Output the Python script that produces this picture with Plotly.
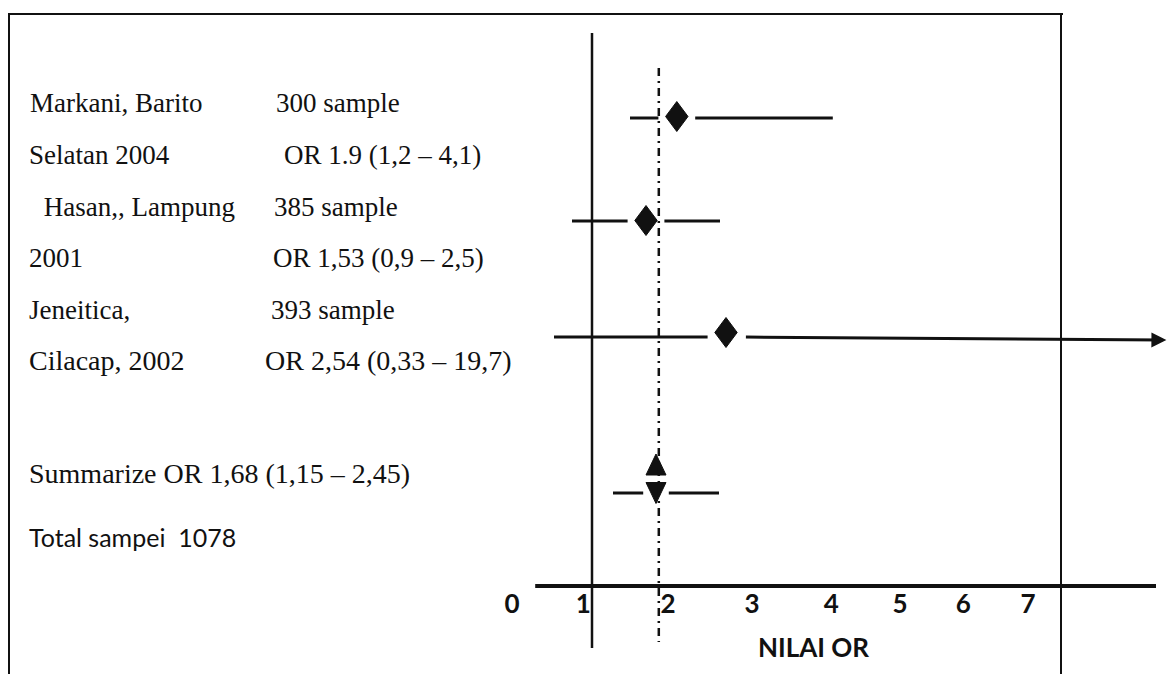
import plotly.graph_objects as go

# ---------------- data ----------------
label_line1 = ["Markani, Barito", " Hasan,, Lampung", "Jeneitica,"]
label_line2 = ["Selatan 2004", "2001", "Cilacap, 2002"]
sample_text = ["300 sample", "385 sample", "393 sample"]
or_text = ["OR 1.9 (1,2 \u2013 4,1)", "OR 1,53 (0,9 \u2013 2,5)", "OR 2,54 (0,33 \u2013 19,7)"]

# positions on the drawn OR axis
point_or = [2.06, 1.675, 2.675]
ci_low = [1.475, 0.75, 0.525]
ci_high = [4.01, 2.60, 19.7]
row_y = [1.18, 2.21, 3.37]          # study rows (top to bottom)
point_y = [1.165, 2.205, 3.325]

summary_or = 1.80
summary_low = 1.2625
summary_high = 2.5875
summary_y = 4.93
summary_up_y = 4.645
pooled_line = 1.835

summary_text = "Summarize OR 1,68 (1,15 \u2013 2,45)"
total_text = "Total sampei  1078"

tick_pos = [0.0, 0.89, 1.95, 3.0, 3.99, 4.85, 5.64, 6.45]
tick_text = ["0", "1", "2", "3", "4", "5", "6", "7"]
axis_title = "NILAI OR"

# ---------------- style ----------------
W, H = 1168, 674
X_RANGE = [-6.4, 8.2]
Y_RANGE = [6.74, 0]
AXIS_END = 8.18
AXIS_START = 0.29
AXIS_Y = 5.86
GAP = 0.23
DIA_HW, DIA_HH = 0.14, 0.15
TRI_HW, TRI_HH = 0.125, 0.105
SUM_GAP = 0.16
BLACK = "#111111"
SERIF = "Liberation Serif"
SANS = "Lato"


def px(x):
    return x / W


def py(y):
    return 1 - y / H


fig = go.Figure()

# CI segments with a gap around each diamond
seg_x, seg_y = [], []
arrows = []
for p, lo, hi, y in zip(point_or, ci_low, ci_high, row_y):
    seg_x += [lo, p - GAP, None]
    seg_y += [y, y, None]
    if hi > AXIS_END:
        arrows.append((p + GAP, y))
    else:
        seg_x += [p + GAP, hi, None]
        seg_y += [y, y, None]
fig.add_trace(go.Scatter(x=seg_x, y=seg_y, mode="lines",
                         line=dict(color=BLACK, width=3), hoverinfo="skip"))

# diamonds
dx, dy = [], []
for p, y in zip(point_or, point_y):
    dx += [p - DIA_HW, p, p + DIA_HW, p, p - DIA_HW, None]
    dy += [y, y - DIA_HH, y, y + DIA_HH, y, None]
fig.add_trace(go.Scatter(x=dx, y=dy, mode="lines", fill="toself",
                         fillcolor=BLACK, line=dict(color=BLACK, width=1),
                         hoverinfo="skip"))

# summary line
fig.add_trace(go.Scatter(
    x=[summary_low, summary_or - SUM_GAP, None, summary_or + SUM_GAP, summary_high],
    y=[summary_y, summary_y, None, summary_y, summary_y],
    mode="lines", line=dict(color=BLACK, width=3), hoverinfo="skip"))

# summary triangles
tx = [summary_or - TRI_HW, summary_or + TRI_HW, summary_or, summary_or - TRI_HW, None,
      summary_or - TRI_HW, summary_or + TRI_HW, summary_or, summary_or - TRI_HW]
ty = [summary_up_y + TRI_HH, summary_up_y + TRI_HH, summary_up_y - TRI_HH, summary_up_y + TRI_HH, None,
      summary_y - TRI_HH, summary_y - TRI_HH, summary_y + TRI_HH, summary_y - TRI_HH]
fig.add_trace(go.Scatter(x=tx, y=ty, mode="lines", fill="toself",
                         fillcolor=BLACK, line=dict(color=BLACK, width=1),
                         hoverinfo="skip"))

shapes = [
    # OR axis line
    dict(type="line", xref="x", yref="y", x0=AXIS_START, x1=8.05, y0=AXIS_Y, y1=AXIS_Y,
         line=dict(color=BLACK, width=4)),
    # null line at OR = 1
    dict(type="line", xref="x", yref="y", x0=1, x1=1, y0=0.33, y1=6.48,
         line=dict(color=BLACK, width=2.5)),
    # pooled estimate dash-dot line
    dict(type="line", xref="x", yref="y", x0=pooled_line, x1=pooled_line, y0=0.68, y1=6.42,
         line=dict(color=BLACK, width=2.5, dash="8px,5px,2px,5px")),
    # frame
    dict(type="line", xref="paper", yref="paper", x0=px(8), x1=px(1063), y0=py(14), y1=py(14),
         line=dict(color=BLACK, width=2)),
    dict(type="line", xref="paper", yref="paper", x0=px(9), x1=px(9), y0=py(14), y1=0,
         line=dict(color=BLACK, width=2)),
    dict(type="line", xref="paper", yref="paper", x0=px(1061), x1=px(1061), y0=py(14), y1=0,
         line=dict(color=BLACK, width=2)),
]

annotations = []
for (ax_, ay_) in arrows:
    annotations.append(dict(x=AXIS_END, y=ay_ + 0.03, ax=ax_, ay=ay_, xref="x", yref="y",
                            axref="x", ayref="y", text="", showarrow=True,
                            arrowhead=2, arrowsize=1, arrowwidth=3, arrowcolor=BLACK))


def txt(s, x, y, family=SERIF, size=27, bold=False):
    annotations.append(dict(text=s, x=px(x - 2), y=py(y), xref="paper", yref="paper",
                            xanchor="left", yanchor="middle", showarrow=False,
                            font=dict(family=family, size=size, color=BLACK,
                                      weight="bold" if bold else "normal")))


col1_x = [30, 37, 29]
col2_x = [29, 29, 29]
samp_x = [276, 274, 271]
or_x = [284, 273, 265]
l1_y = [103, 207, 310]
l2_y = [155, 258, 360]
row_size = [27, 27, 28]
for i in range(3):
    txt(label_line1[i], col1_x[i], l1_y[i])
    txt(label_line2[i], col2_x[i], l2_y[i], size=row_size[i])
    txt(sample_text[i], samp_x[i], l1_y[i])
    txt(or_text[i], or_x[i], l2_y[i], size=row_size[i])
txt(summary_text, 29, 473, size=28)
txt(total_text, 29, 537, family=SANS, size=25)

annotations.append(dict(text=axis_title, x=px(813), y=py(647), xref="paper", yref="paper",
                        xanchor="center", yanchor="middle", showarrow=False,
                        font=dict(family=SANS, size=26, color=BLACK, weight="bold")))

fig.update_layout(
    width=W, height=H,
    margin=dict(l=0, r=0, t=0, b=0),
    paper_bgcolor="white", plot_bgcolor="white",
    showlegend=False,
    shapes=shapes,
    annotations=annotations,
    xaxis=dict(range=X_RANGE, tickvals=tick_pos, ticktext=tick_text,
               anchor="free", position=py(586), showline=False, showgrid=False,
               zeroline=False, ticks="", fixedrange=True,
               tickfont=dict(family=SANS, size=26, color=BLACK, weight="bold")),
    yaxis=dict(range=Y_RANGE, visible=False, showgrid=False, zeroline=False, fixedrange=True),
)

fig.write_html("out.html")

• [Task statement] Copy the whole of the material above exactly, but not its images.

• [Exercise result]
Output the Python script that produces this picture with Plotly.
import plotly.graph_objects as go

# ---------------- data ----------------
label_line1 = ["Markani, Barito", " Hasan,, Lampung", "Jeneitica,"]
label_line2 = ["Selatan 2004", "2001", "Cilacap, 2002"]
sample_text = ["300 sample", "385 sample", "393 sample"]
or_text = ["OR 1.9 (1,2 \u2013 4,1)", "OR 1,53 (0,9 \u2013 2,5)", "OR 2,54 (0,33 \u2013 19,7)"]

# positions on the drawn OR axis
point_or = [2.06, 1.675, 2.675]
ci_low = [1.475, 0.75, 0.525]
ci_high = [4.01, 2.60, 19.7]
row_y = [1.18, 2.21, 3.37]          # study rows (top to bottom)
point_y = [1.165, 2.205, 3.325]

summary_or = 1.80
summary_low = 1.2625
summary_high = 2.5875
summary_y = 4.93
summary_up_y = 4.645
pooled_line = 1.835

summary_text = "Summarize OR 1,68 (1,15 \u2013 2,45)"
total_text = "Total sampei  1078"

tick_pos = [0.0, 0.89, 1.95, 3.0, 3.99, 4.85, 5.64, 6.45]
tick_text = ["0", "1", "2", "3", "4", "5", "6", "7"]
axis_title = "NILAI OR"

# ---------------- style ----------------
W, H = 1168, 674
X_RANGE = [-6.4, 8.2]
Y_RANGE = [6.74, 0]
AXIS_END = 8.18
AXIS_START = 0.29
AXIS_Y = 5.86
GAP = 0.23
DIA_HW, DIA_HH = 0.14, 0.15
TRI_HW, TRI_HH = 0.125, 0.105
SUM_GAP = 0.16
BLACK = "#111111"
SERIF = "Liberation Serif"
SANS = "Lato"


def px(x):
    return x / W


def py(y):
    return 1 - y / H


fig = go.Figure()

# CI segments with a gap around each diamond
seg_x, seg_y = [], []
arrows = []
for p, lo, hi, y in zip(point_or, ci_low, ci_high, row_y):
    seg_x += [lo, p - GAP, None]
    seg_y += [y, y, None]
    if hi > AXIS_END:
        arrows.append((p + GAP, y))
    else:
        seg_x += [p + GAP, hi, None]
        seg_y += [y, y, None]
fig.add_trace(go.Scatter(x=seg_x, y=seg_y, mode="lines",
                         line=dict(color=BLACK, width=3), hoverinfo="skip"))

# diamonds
dx, dy = [], []
for p, y in zip(point_or, point_y):
    dx += [p - DIA_HW, p, p + DIA_HW, p, p - DIA_HW, None]
    dy += [y, y - DIA_HH, y, y + DIA_HH, y, None]
fig.add_trace(go.Scatter(x=dx, y=dy, mode="lines", fill="toself",
                         fillcolor=BLACK, line=dict(color=BLACK, width=1),
                         hoverinfo="skip"))

# summary line
fig.add_trace(go.Scatter(
    x=[summary_low, summary_or - SUM_GAP, None, summary_or + SUM_GAP, summary_high],
    y=[summary_y, summary_y, None, summary_y, summary_y],
    mode="lines", line=dict(color=BLACK, width=3), hoverinfo="skip"))

# summary triangles
tx = [summary_or - TRI_HW, summary_or + TRI_HW, summary_or, summary_or - TRI_HW, None,
      summary_or - TRI_HW, summary_or + TRI_HW, summary_or, summary_or - TRI_HW]
ty = [summary_up_y + TRI_HH, summary_up_y + TRI_HH, summary_up_y - TRI_HH, summary_up_y + TRI_HH, None,
      summary_y - TRI_HH, summary_y - TRI_HH, summary_y + TRI_HH, summary_y - TRI_HH]
fig.add_trace(go.Scatter(x=tx, y=ty, mode="lines", fill="toself",
                         fillcolor=BLACK, line=dict(color=BLACK, width=1),
                         hoverinfo="skip"))

shapes = [
    # OR axis line
    dict(type="line", xref="x", yref="y", x0=AXIS_START, x1=8.05, y0=AXIS_Y, y1=AXIS_Y,
         line=dict(color=BLACK, width=4)),
    # null line at OR = 1
    dict(type="line", xref="x", yref="y", x0=1, x1=1, y0=0.33, y1=6.48,
         line=dict(color=BLACK, width=2.5)),
    # pooled estimate dash-dot line
    dict(type="line", xref="x", yref="y", x0=pooled_line, x1=pooled_line, y0=0.68, y1=6.42,
         line=dict(color=BLACK, width=2.5, dash="8px,5px,2px,5px")),
    # frame
    dict(type="line", xref="paper", yref="paper", x0=px(8), x1=px(1063), y0=py(14), y1=py(14),
         line=dict(color=BLACK, width=2)),
    dict(type="line", xref="paper", yref="paper", x0=px(9), x1=px(9), y0=py(14), y1=0,
         line=dict(color=BLACK, width=2)),
    dict(type="line", xref="paper", yref="paper", x0=px(1061), x1=px(1061), y0=py(14), y1=0,
         line=dict(color=BLACK, width=2)),
]

annotations = []
for (ax_, ay_) in arrows:
    annotations.append(dict(x=AXIS_END, y=ay_ + 0.03, ax=ax_, ay=ay_, xref="x", yref="y",
                            axref="x", ayref="y", text="", showarrow=True,
                            arrowhead=2, arrowsize=1, arrowwidth=3, arrowcolor=BLACK))


def txt(s, x, y, family=SERIF, size=27, bold=False):
    annotations.append(dict(text=s, x=px(x - 2), y=py(y), xref="paper", yref="paper",
                            xanchor="left", yanchor="middle", showarrow=False,
                            font=dict(family=family, size=size, color=BLACK,
                                      weight="bold" if bold else "normal")))


col1_x = [30, 37, 29]
col2_x = [29, 29, 29]
samp_x = [276, 274, 271]
or_x = [284, 273, 265]
l1_y = [103, 207, 310]
l2_y = [155, 258, 360]
row_size = [27, 27, 28]
for i in range(3):
    txt(label_line1[i], col1_x[i], l1_y[i])
    txt(label_line2[i], col2_x[i], l2_y[i], size=row_size[i])
    txt(sample_text[i], samp_x[i], l1_y[i])
    txt(or_text[i], or_x[i], l2_y[i], size=row_size[i])
txt(summary_text, 29, 473, size=28)
txt(total_text, 29, 537, family=SANS, size=25)

annotations.append(dict(text=axis_title, x=px(813), y=py(647), xref="paper", yref="paper",
                        xanchor="center", yanchor="middle", showarrow=False,
                        font=dict(family=SANS, size=26, color=BLACK, weight="bold")))

fig.update_layout(
    width=W, height=H,
    margin=dict(l=0, r=0, t=0, b=0),
    paper_bgcolor="white", plot_bgcolor="white",
    showlegend=False,
    shapes=shapes,
    annotations=annotations,
    xaxis=dict(range=X_RANGE, tickvals=tick_pos, ticktext=tick_text,
               anchor="free", position=py(586), showline=False, showgrid=False,
               zeroline=False, ticks="", fixedrange=True,
               tickfont=dict(family=SANS, size=26, color=BLACK, weight="bold")),
    yaxis=dict(range=Y_RANGE, visible=False, showgrid=False, zeroline=False, fixedrange=True),
)

fig.write_html("out.html")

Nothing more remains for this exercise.